Task description:
Reproduce exactly, and nothing else, the lines from the one that contains "What matplotlib code" through the one that contains "import matplotlib.pyplot as plt". Leave the pictures out.

◇ ◇ ◇ ◇

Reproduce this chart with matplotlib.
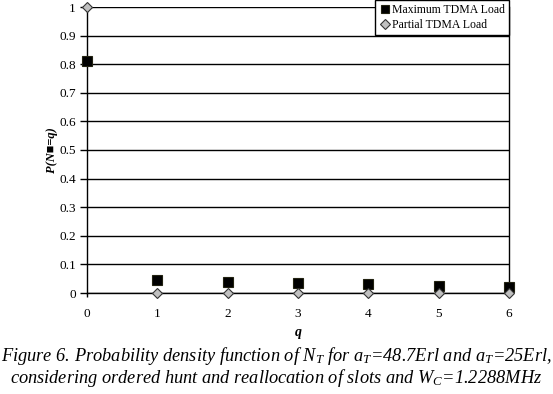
import numpy as np
import matplotlib
matplotlib.use("Agg")
from matplotlib import pyplot as plt

# data
q = [0, 1, 2, 3, 4, 5, 6]
max_load = [0.81, 0.045, 0.037, 0.034, 0.030, 0.024, 0.020]
partial_load = [1.0, 0.0, 0.0, 0.0, 0.0, 0.0, 0.0]
y_ticks = [0, 0.1, 0.2, 0.3, 0.4, 0.5, 0.6, 0.7, 0.8, 0.9, 1]
y_labels = ["0", "0.1", "0.2", "0.3", "0.4", "0.5", "0.6", "0.7", "0.8", "0.9", "1"]

plt.rcParams["font.family"] = ["Liberation Serif", "DejaVu Serif"]
plt.rcParams["mathtext.fontset"] = "custom"
plt.rcParams["mathtext.rm"] = "Liberation Serif:italic"
plt.rcParams["mathtext.it"] = "Liberation Serif:italic"

fig = plt.figure(figsize=(5.53, 3.94), dpi=100)
# axes box in pixels: x 87..509, y 7..293
ax = fig.add_axes([87 / 553, 1 - 293 / 394, 422 / 553, 286 / 394])

ax.set_xlim(0, 6)
ax.set_ylim(0, 1)
ax.set_yticks(y_ticks)
ax.set_yticklabels(y_labels)
ax.set_xticks(q)
ax.yaxis.grid(True, color="black", linewidth=1.0)
ax.set_axisbelow(True)
ax.spines["top"].set_visible(False)
for s in ["left", "right", "bottom"]:
    ax.spines[s].set_linewidth(1.0)
ax.tick_params(axis="y", direction="out", length=5, width=1, labelsize=9.5, pad=3)
ax.tick_params(axis="x", direction="out", length=3, width=1, labelsize=9.5, pad=8)

ax.plot(q, max_load, linestyle="none", marker="s", markersize=7,
        markerfacecolor="black", markeredgecolor="#222211", markeredgewidth=0.8,
        label="Maximum TDMA Load", clip_on=False, zorder=3)
ax.plot(q, partial_load, linestyle="none", marker="D", markersize=5.5,
        markerfacecolor="#c0c0c0", markeredgecolor="#333333", markeredgewidth=0.8,
        label="Partial TDMA Load", clip_on=False, zorder=4)

leg = ax.legend(loc="upper right", bbox_to_anchor=(1.0, 1.025), borderaxespad=0,
                fontsize=8.5, frameon=True, fancybox=False, framealpha=1,
                edgecolor="black", handletextpad=0.1, handlelength=1.0,
                borderpad=0.35, labelspacing=0.25, markerscale=0.9)
leg.get_frame().set_linewidth(1.0)

ax.set_xlabel("q", fontsize=10, fontweight="bold", fontstyle="italic", labelpad=4)
fig.text(52 / 553, 1 - 150 / 394, "P(N\u25a0=q)", rotation=90, ha="center", va="center",
         fontsize=9, fontweight="bold", fontstyle="italic",
         family=["Liberation Serif", "DejaVu Sans"])

fig.text(0.5, 1 - 356 / 394,
         r"Figure 6. Probability density function of N$_{T}$ for a$_{T}$=48.7Erl and a$_{T}$=25Erl,",
         ha="center", va="center", fontsize=13.2, fontstyle="italic")
fig.text(0.5, 1 - 378 / 394,
         r"considering ordered hunt and reallocation of slots and W$_{C}$=1.2288MHz",
         ha="center", va="center", fontsize=13.2, fontstyle="italic")

fig.savefig("out.png", dpi=100)
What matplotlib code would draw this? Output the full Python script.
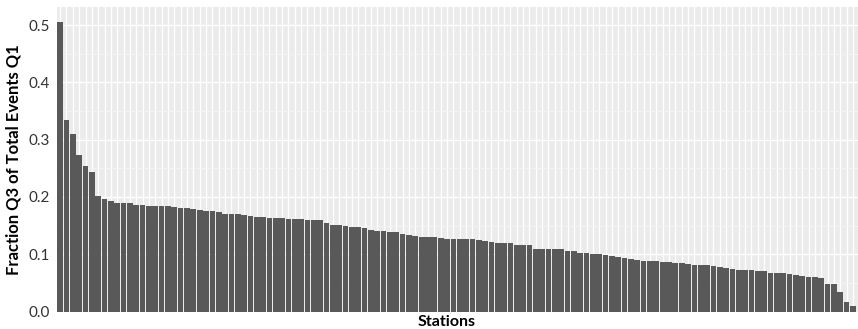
import numpy as np
import matplotlib.pyplot as plt

# fraction per station, sorted descending
fractions = [
    0.505, 0.335, 0.309, 0.274, 0.254, 0.243, 0.201, 0.196, 0.193, 0.189,
    0.189, 0.189, 0.186, 0.186, 0.184, 0.184, 0.184, 0.184, 0.183, 0.181,
    0.180, 0.179, 0.177, 0.176, 0.175, 0.174, 0.171, 0.170, 0.170, 0.168,
    0.166, 0.165, 0.165, 0.164, 0.164, 0.163, 0.162, 0.162, 0.161, 0.159,
    0.159, 0.159, 0.155, 0.151, 0.151, 0.149, 0.148, 0.147, 0.145, 0.142,
    0.140, 0.140, 0.138, 0.138, 0.136, 0.133, 0.132, 0.130, 0.130, 0.130,
    0.128, 0.127, 0.127, 0.127, 0.127, 0.127, 0.125, 0.123, 0.122, 0.120,
    0.119, 0.119, 0.117, 0.116, 0.116, 0.110, 0.110, 0.110, 0.110, 0.109,
    0.106, 0.105, 0.103, 0.102, 0.101, 0.100, 0.099, 0.097, 0.095, 0.094,
    0.092, 0.090, 0.089, 0.089, 0.088, 0.087, 0.086, 0.085, 0.084, 0.083,
    0.081, 0.081, 0.081, 0.080, 0.077, 0.076, 0.075, 0.073, 0.072, 0.072,
    0.071, 0.071, 0.068, 0.068, 0.068, 0.065, 0.063, 0.062, 0.061, 0.060,
    0.058, 0.048, 0.048, 0.035, 0.016, 0.010,
]
stations = np.arange(len(fractions))
y_ticks = [0.0, 0.1, 0.2, 0.3, 0.4, 0.5]
y_minor = [0.05, 0.15, 0.25, 0.35, 0.45]

plt.rcParams['font.family'] = ['Lato', 'DejaVu Sans']

fig = plt.figure(figsize=(8.58, 3.29), dpi=100)
ax = fig.add_axes([0.0664, 0.0495, 0.9336, 0.9285])
ax.set_facecolor('#EBEBEB')

# ggplot-like grid: white major lines, thinner minor ones
for x in stations:
    ax.axvline(x, color='white', lw=1.0, zorder=1)
for y in y_ticks:
    ax.axhline(y, color='white', lw=1.0, zorder=1)
for y in y_minor:
    ax.axhline(y, color='#F5F5F5', lw=0.6, zorder=1)

ax.bar(stations, fractions, width=0.9, color='#595959', zorder=2)

ax.set_xlim(-0.5, len(fractions) - 0.2)
ax.set_ylim(-0.002, 0.531)
ax.set_yticks(y_ticks)
ax.set_yticklabels([f"{v:.1f}" for v in y_ticks], fontsize=11, color='#333333')
ax.set_xticks([])
ax.tick_params(axis='y', length=0, pad=5)
for s in ax.spines.values():
    s.set_visible(False)

ax.set_ylabel("Fraction Q3 of Total Events Q1", fontsize=12, fontweight='bold',
              va='center')
ax.yaxis.set_label_coords(-0.0537, 0.5)
ax.set_xlabel("Stations", fontsize=11.5, fontweight='bold', va='top')
ax.xaxis.set_label_coords(0.486, -0.009)

fig.savefig('out.png', dpi=100)
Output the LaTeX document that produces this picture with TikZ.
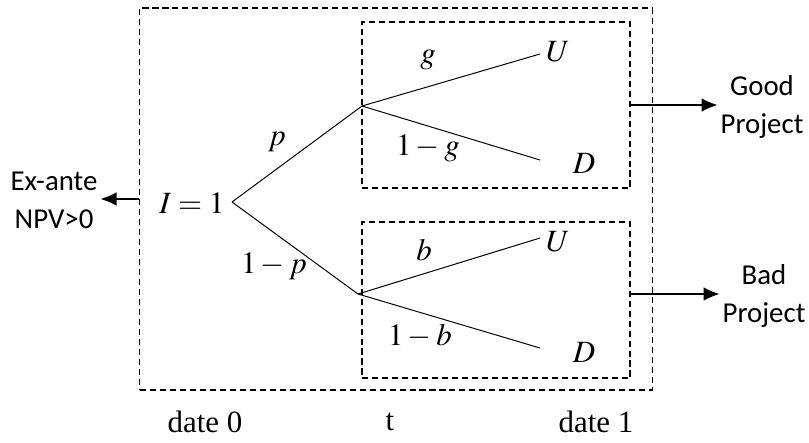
\documentclass[tikz,border=0pt]{standalone}
\usepackage{mathptmx}
\usepackage{fontspec}
\setmainfont{Liberation Serif}
\newfontfamily\lblfont{Carlito}
\usetikzlibrary{arrows.meta, positioning}

\begin{document}
\begin{tikzpicture}[
        x=0.025cm, y=-0.025cm,
        font=\fontsize{22}{26}\selectfont,
        box/.style={draw, dash pattern=on 4.3pt off 2.8pt, line width=0.8pt,
                    inner sep=0pt},
        br/.style={line width=0.7pt},
        arr/.style={-{Latex[length=4mm, width=3.4mm]}, line width=0.9pt},
        txt/.style={font=\lblfont\fontsize{20.5}{27}\selectfont, align=center,
                    inner sep=2pt},
        lbl/.style={inner sep=1pt},
      ]
      \useasboundingbox (0,0) rectangle (809,442);

      % Dashed boxes
      \node[box, minimum width=12.8cm, minimum height=9.55cm] (outer) at (396,199) {};
      \node[box, minimum width=6.7cm, minimum height=4.15cm] (gbox) at (496,105) {};
      \node[box, minimum width=6.7cm, minimum height=3.9cm] (bbox) at (496,300) {};

      % Tree
      \node[lbl] (root) at (192,203) {$I=1$};
      \coordinate (o) at (232,202);
      \coordinate (hg) at (362,106);
      \coordinate (hb) at (358,294);
      \draw[br] (o)--(hg); \draw[br] (o)--(hb);
      \node[lbl] (p) at (277,142) {$p$};
      \node[lbl] (q) at (274,266) {$1-p$};

      % Good branch
      \coordinate (gue) at (540,54);
      \coordinate (gde) at (540,160);
      \draw[br] (hg)--(gue); \draw[br] (hg)--(gde);
      \node[lbl] (gu) at (558,52) {$U$};
      \node[lbl] (gd) at (584,163) {$D$};
      \node[lbl] (g) at (428,60) {$g$};
      \node[lbl] (ng) at (428,148) {$1-g$};

      % Bad branch
      \coordinate (bue) at (540,238);
      \coordinate (bde) at (540,348);
      \draw[br] (hb)--(bue); \draw[br] (hb)--(bde);
      \node[lbl] (bu) at (558,242) {$U$};
      \node[lbl] (bd) at (584,352) {$D$};
      \node[lbl] (b) at (424,250) {$b$};
      \node[lbl] (nb) at (420,336) {$1-b$};

      % Outcomes
      \node[txt] (good) at (762,107) {Good\\Project};
      \node[txt] (bad) at (764,296) {Bad\\Project};
      \node[txt] (exante) at (54,200) {Ex-ante\\NPV>0};
      \draw[arr] (gbox.east)--(good.west |- gbox.east);
      \draw[arr] (bbox.east |- 0,294)--(bad.west |- 0,294);
      \draw[arr] (outer.west)--(exante.east |- outer.west);

      % Dates
      \node (d0) at (205,422) {date 0};
      \node (dt) at (390,422) {t};
      \node (d1) at (596,422) {date 1};
      \end{tikzpicture}
\end{document}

◇ ◇ ◇ ◇

Written response:
What matplotlib code would draw this? Output the full Python script.
import numpy as np
import matplotlib.pyplot as plt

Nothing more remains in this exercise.